The Chinese New Year's parade is tonight (2-19-11), celebrating the Lunar New Year- the Year of the Hare. I make my way to the intersection of Kearny and Columbus as the last half of the parade makes the turn round the Sentinel Building (1907) to proceed down Columbus Avenue to disperse. According to one Chinese Astrological website "The Hare symbolizes graciousness, good manners, sound counsel, kindness. and sensitivity to beauty. His soft speech and graceful and nimble ways embody all the desirable traits of a successful diplomat or seasoned politician.". The Year of the Hare is supposed to be less traumatic than the ferocious, past Year of the Tiger, but the worldwide upheavals from Egypt to Libya to Wisconsin seem to run counter to that theme.

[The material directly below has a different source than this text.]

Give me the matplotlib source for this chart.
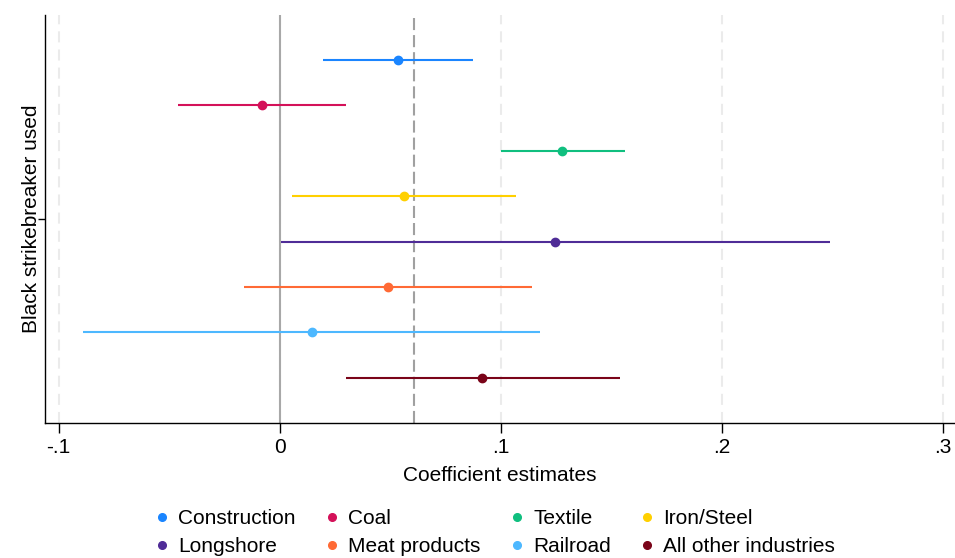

One large float features the Hare with the slogan "Year to Blossom". It is certainly true that Asian American influence and power is blossoming in San Francisco. The city's first Asian American Mayor Edwin Lee was sworn in on January 10. In December, neighboring Oakland inaguarated Mayor Jean Quan, the first Asian American woman to lead a major U.S. City. Four of the 11 San Francisco supervisors are now Asian American. The Chinese American population in San Francisco is now 152,000 or 19.6 % of the whole.
June Quan, Miss Chinatown 2011
The central promoter of the SF Chinese New Years parade is a legendary organizer named Rose Pak. Rose began her career in 1971 as a Chronicle Reporter. She learned the ways of the whole City and how it affected Chinatown/the Chinese community. Eventually, she became a political consultant and worked especially well with Mayor Willie Brown. Over the years she surely and steadily advanced the careers and interests of Chinese Americans by building a network of effective, city-wide relationships from her position with the Chinese Chamber of Commerce.
Moving out of the intersection into Kearny I notice an open gate that allows me access to the core flow of the parade itself. Good luck! I enter the action and gaze up through a cloud of smoke from the fireworks to see a giant glowing dragon winding and pulsing down Kearny, heading directly at me. It ripples around my position, brushing my camera, and then turns right onto Columbus and then Montgomery. It is an exciting, beautiful sight.
Add thunderous rounds of drums and masses of firecrackers and smoke to this visual and you have a sense of the scene.
Over 100 men and women from the martial arts group White Crane, carry the Golden Dragon,"Gum Lung", down Montgomery Street.
The parade is a strange mix of authentic neighborhood expression and corporate cheesiness. Arnold Chin who has run the parade for the last twenty years has publically acknowledged the challenge of attracting large sponsorships and money-spending tourists while maintaining "cultural and ethnic integrity".
Although street celebrations of Chinese New Year have been held in Chinatown since the mind 19th century, the first formal New Years parade was launched by the Chinese Chamber of Commerce in 1931. It was exciting, charming, delightful, and controversial from the start. To counter U.S. racism and anticommunisim through the 50s the parade sought to assimilate events such as American style beauty pageants and Army drum and bugle units.
This year the parade featured the real thing - a new, exuberant Asian confidence surging through the corridors of power and culture.
Above- The Golden Dragon rippling down Montgomery Street after the parade.